**PROBLEM REQUIREMENTS**
Using the records below, copy exactly the part that opens with the line holding "Emit a component" and closes with the line holding "thetaNT, thetaNAx, thetaFEM];", minus the pictures.

**MATERIAL**
::::

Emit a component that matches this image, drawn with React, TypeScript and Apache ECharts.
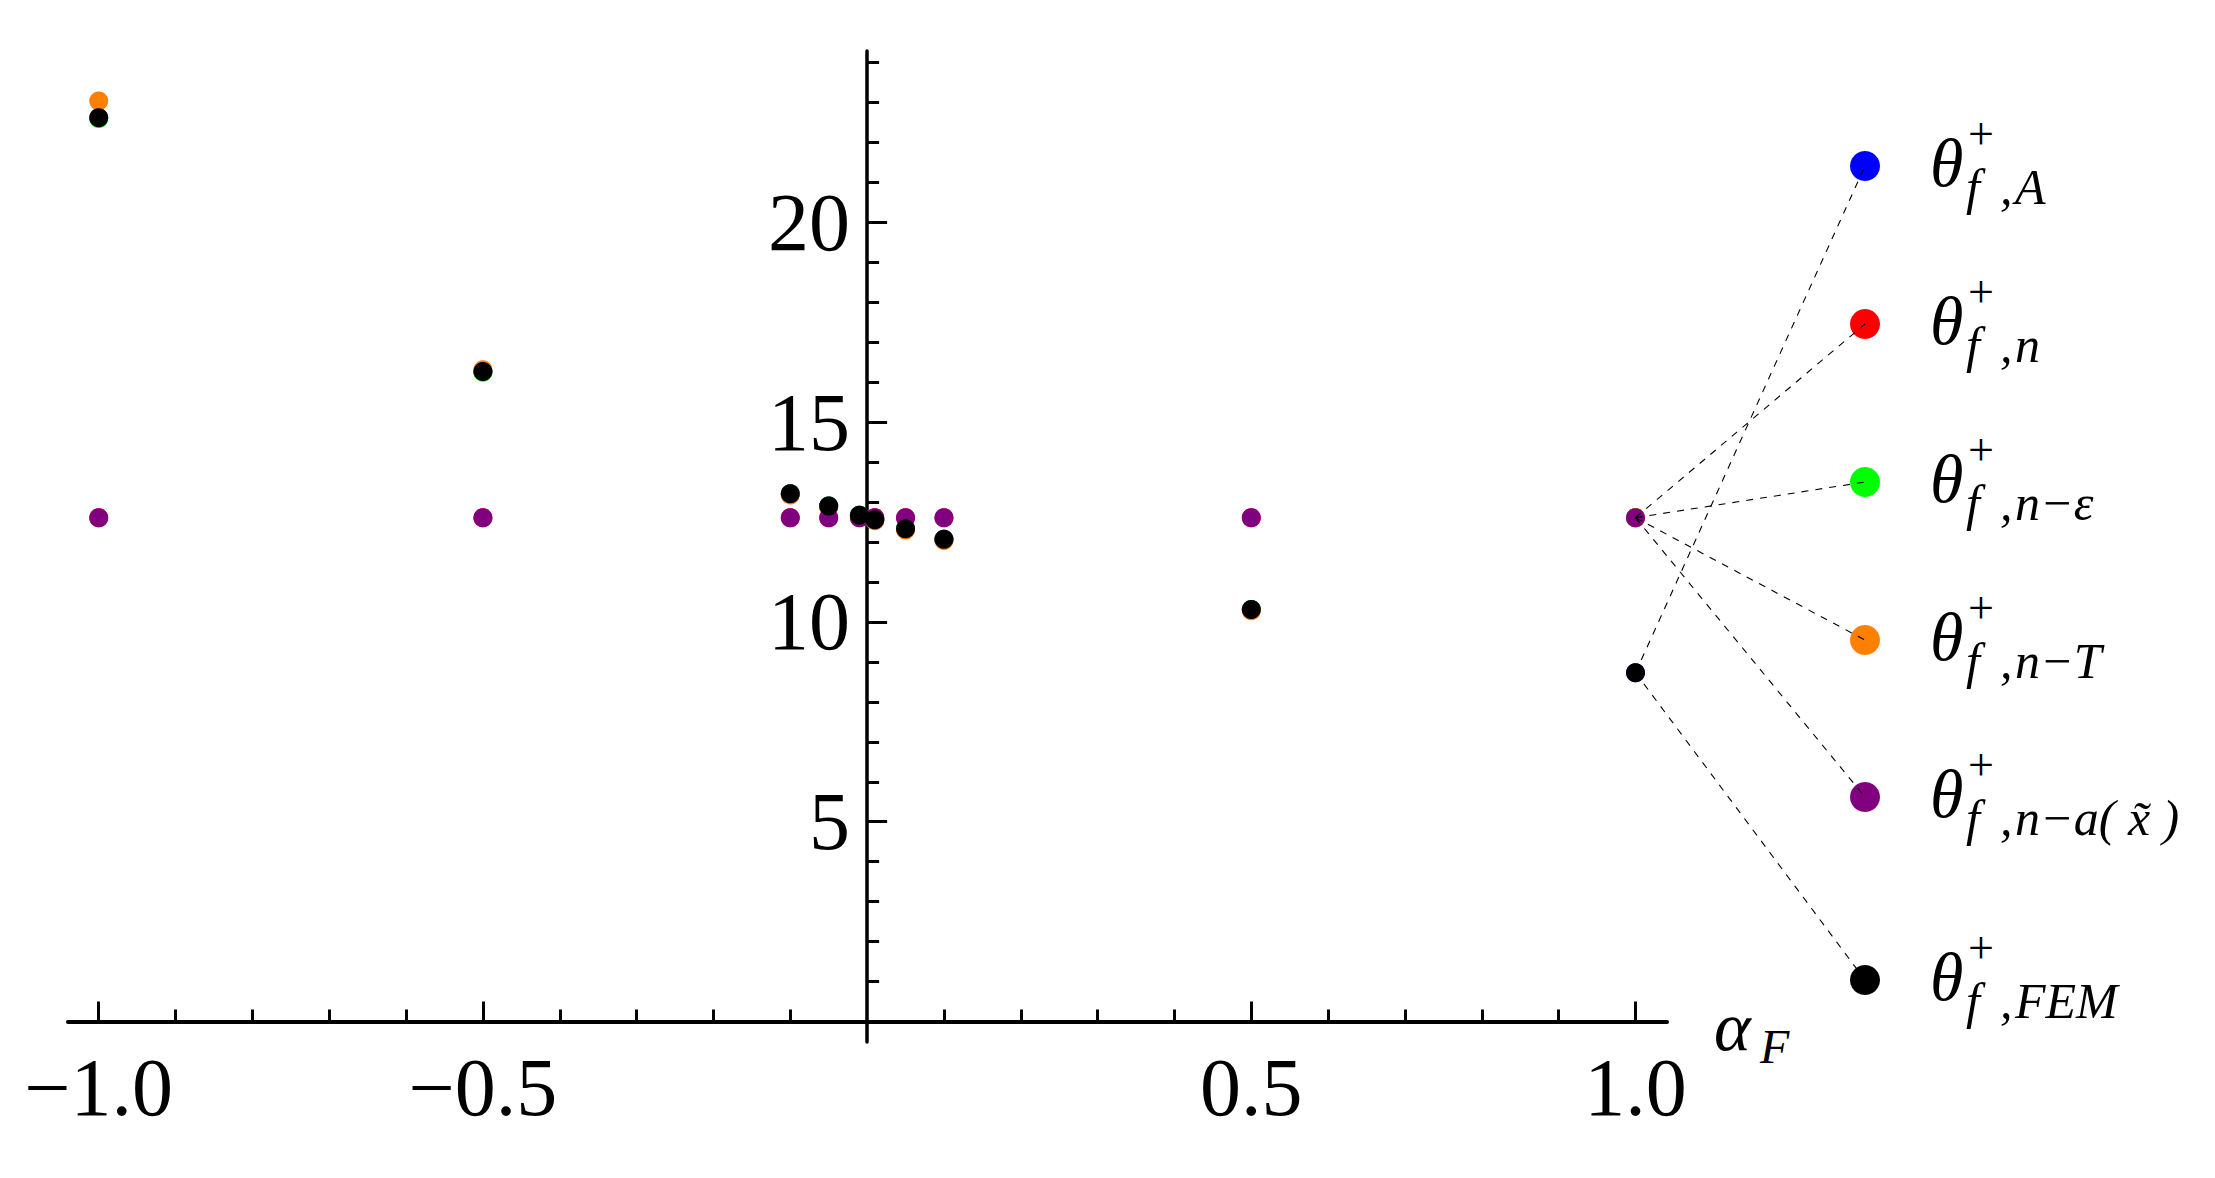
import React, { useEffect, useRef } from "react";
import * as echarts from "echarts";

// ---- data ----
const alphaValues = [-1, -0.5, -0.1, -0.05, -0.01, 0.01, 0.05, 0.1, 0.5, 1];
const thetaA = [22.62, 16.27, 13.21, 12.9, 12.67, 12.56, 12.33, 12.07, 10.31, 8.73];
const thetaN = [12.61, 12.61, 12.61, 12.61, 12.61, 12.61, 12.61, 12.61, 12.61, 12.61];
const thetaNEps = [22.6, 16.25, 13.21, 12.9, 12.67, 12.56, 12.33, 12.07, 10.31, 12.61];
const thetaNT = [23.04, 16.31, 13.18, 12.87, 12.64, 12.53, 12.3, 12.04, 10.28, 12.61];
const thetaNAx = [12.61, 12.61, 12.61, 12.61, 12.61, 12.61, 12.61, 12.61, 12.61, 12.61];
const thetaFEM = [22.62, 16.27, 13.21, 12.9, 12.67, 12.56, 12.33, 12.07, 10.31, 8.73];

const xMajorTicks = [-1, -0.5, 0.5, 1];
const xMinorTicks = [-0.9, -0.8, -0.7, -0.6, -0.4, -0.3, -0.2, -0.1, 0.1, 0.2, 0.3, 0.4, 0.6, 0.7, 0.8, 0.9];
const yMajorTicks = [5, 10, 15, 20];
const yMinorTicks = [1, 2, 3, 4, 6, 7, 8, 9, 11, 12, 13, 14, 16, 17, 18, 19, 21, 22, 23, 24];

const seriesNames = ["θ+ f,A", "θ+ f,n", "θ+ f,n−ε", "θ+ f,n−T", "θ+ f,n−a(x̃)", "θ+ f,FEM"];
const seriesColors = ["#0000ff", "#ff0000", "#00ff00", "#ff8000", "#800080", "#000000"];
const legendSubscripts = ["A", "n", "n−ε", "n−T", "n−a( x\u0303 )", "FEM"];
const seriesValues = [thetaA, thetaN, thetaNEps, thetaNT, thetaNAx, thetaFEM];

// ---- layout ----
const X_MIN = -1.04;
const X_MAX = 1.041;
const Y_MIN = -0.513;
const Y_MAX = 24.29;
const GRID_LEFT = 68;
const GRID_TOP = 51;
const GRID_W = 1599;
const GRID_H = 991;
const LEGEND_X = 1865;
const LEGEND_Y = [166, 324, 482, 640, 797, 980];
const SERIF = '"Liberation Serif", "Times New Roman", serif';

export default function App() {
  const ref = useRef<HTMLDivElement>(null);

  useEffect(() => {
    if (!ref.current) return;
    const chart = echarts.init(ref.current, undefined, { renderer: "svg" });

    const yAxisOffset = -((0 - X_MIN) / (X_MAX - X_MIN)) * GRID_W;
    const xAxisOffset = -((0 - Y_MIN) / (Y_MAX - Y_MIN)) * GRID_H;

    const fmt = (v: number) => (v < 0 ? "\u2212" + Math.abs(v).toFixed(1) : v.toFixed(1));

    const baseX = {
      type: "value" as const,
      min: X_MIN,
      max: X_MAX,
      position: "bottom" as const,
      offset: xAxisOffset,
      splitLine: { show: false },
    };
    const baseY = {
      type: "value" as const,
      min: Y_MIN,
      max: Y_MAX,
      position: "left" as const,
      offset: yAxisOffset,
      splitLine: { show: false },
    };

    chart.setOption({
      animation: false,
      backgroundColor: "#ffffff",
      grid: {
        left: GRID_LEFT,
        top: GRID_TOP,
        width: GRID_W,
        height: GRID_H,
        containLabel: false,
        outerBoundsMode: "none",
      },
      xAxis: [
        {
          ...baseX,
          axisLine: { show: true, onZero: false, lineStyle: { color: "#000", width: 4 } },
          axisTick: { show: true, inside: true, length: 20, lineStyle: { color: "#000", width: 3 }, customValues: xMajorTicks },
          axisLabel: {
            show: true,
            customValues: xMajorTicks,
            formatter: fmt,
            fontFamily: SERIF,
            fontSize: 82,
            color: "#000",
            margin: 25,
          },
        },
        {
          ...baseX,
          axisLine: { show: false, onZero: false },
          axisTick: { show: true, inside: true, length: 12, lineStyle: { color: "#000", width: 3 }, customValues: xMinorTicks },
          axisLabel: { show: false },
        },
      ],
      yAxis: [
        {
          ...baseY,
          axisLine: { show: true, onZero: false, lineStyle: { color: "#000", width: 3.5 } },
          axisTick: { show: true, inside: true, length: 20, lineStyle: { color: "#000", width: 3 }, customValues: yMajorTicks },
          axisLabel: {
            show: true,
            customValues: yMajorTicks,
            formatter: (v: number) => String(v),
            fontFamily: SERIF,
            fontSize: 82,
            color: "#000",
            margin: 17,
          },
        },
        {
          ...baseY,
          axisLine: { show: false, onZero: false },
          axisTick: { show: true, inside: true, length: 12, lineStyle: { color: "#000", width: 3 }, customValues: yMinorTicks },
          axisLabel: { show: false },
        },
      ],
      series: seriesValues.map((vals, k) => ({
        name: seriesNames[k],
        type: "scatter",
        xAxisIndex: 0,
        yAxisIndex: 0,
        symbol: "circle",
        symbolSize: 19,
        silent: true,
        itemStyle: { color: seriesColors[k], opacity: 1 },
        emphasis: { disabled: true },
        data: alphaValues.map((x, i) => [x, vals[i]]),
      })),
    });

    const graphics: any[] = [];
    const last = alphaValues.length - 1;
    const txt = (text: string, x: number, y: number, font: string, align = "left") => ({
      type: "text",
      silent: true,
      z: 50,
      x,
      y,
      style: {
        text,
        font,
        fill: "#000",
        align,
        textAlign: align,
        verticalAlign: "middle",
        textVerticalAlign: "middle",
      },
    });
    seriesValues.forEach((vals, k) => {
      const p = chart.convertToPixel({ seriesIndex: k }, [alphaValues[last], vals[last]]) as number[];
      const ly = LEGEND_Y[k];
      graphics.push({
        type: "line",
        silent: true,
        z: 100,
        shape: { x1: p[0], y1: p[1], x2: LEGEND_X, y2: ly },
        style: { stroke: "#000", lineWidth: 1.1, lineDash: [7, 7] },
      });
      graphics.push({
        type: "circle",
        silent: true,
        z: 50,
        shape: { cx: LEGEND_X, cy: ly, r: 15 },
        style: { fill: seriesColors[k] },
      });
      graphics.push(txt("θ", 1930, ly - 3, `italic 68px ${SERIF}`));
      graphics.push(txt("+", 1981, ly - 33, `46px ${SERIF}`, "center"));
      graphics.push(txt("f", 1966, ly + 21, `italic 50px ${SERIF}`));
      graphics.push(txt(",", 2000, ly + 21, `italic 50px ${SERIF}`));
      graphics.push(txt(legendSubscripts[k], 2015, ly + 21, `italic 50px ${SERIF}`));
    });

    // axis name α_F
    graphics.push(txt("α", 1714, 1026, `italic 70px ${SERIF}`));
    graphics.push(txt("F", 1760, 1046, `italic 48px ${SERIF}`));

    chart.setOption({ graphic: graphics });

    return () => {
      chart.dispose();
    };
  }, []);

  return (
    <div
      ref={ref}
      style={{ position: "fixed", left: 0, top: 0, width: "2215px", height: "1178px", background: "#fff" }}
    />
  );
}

::::

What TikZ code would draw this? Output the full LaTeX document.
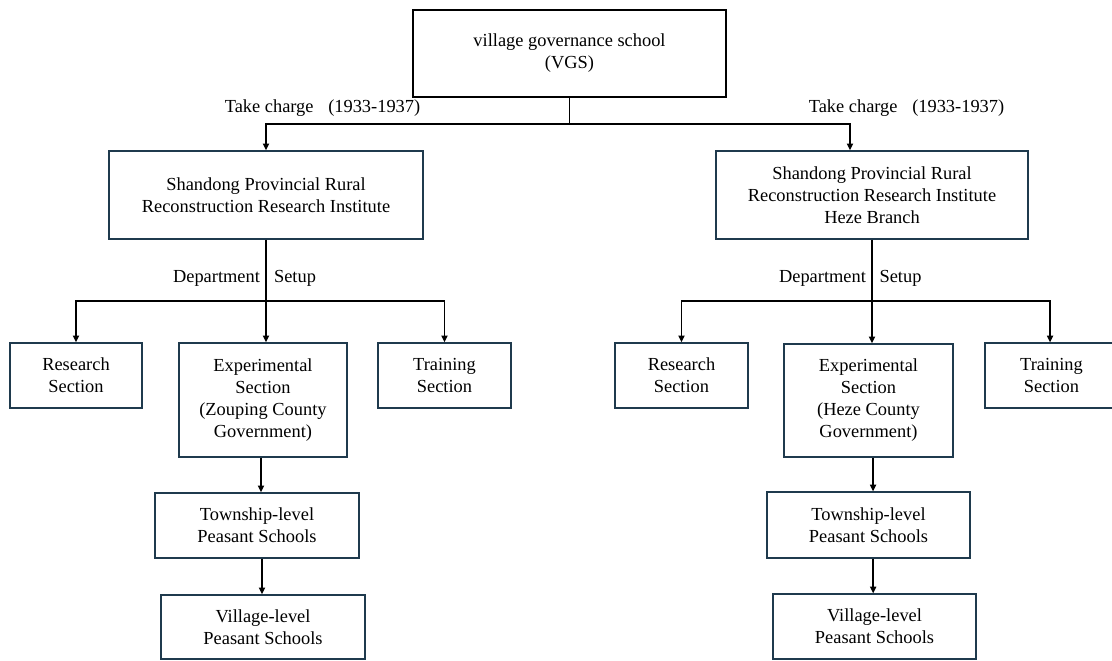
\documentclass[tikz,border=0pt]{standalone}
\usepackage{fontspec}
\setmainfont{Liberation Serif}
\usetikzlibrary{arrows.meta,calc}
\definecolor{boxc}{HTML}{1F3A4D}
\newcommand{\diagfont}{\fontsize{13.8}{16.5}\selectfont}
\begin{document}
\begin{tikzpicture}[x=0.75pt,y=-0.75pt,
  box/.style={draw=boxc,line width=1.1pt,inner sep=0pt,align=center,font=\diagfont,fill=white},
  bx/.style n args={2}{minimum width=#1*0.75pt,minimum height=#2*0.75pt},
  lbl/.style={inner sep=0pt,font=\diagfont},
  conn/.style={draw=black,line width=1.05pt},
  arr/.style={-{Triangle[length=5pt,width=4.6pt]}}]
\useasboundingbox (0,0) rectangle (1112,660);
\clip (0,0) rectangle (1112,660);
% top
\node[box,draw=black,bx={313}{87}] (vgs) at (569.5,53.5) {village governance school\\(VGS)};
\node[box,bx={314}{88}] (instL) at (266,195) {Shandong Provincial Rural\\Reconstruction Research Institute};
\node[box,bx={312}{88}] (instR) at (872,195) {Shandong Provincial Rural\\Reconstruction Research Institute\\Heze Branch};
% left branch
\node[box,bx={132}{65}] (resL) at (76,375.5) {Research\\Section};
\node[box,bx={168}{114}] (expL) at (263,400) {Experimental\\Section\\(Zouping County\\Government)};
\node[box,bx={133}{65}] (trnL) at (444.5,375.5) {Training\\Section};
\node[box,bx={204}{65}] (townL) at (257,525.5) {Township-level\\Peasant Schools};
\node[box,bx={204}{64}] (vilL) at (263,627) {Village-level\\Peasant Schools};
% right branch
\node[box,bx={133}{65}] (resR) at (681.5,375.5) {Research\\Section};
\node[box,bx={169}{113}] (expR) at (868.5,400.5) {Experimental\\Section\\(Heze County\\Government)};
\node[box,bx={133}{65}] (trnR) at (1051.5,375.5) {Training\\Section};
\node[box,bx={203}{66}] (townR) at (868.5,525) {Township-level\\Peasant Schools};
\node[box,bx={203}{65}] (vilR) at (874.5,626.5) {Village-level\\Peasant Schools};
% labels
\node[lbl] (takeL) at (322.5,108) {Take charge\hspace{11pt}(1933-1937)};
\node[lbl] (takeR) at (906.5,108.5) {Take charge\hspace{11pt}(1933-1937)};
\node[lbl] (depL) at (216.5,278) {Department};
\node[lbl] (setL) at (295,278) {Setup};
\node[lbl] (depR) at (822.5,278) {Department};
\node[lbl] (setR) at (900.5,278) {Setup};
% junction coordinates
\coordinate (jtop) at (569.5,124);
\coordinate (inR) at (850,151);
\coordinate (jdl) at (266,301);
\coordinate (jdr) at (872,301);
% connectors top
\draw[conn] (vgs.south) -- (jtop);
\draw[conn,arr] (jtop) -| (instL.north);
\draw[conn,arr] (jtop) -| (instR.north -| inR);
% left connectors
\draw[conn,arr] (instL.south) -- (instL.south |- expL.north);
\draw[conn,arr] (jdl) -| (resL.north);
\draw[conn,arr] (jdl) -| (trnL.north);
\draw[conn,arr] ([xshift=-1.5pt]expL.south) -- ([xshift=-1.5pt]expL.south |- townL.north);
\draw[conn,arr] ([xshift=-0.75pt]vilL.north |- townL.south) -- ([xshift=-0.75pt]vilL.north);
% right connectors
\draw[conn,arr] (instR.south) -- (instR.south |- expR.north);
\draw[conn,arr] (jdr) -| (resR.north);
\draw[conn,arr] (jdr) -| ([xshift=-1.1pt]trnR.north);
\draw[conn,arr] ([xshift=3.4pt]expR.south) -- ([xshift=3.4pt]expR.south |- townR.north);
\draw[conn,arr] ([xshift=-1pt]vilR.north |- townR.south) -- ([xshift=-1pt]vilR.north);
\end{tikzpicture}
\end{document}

::::

**TASK RESPONSE**
Emit a component that matches this image, drawn with React, TypeScript and Apache ECharts.
import React, { useEffect, useRef } from "react";
import * as echarts from "echarts";

// ---- data ----
const alphaValues = [-1, -0.5, -0.1, -0.05, -0.01, 0.01, 0.05, 0.1, 0.5, 1];
const thetaA = [22.62, 16.27, 13.21, 12.9, 12.67, 12.56, 12.33, 12.07, 10.31, 8.73];
const thetaN = [12.61, 12.61, 12.61, 12.61, 12.61, 12.61, 12.61, 12.61, 12.61, 12.61];
const thetaNEps = [22.6, 16.25, 13.21, 12.9, 12.67, 12.56, 12.33, 12.07, 10.31, 12.61];
const thetaNT = [23.04, 16.31, 13.18, 12.87, 12.64, 12.53, 12.3, 12.04, 10.28, 12.61];
const thetaNAx = [12.61, 12.61, 12.61, 12.61, 12.61, 12.61, 12.61, 12.61, 12.61, 12.61];
const thetaFEM = [22.62, 16.27, 13.21, 12.9, 12.67, 12.56, 12.33, 12.07, 10.31, 8.73];

const xMajorTicks = [-1, -0.5, 0.5, 1];
const xMinorTicks = [-0.9, -0.8, -0.7, -0.6, -0.4, -0.3, -0.2, -0.1, 0.1, 0.2, 0.3, 0.4, 0.6, 0.7, 0.8, 0.9];
const yMajorTicks = [5, 10, 15, 20];
const yMinorTicks = [1, 2, 3, 4, 6, 7, 8, 9, 11, 12, 13, 14, 16, 17, 18, 19, 21, 22, 23, 24];

const seriesNames = ["θ+ f,A", "θ+ f,n", "θ+ f,n−ε", "θ+ f,n−T", "θ+ f,n−a(x̃)", "θ+ f,FEM"];
const seriesColors = ["#0000ff", "#ff0000", "#00ff00", "#ff8000", "#800080", "#000000"];
const legendSubscripts = ["A", "n", "n−ε", "n−T", "n−a( x\u0303 )", "FEM"];
const seriesValues = [thetaA, thetaN, thetaNEps, thetaNT, thetaNAx, thetaFEM];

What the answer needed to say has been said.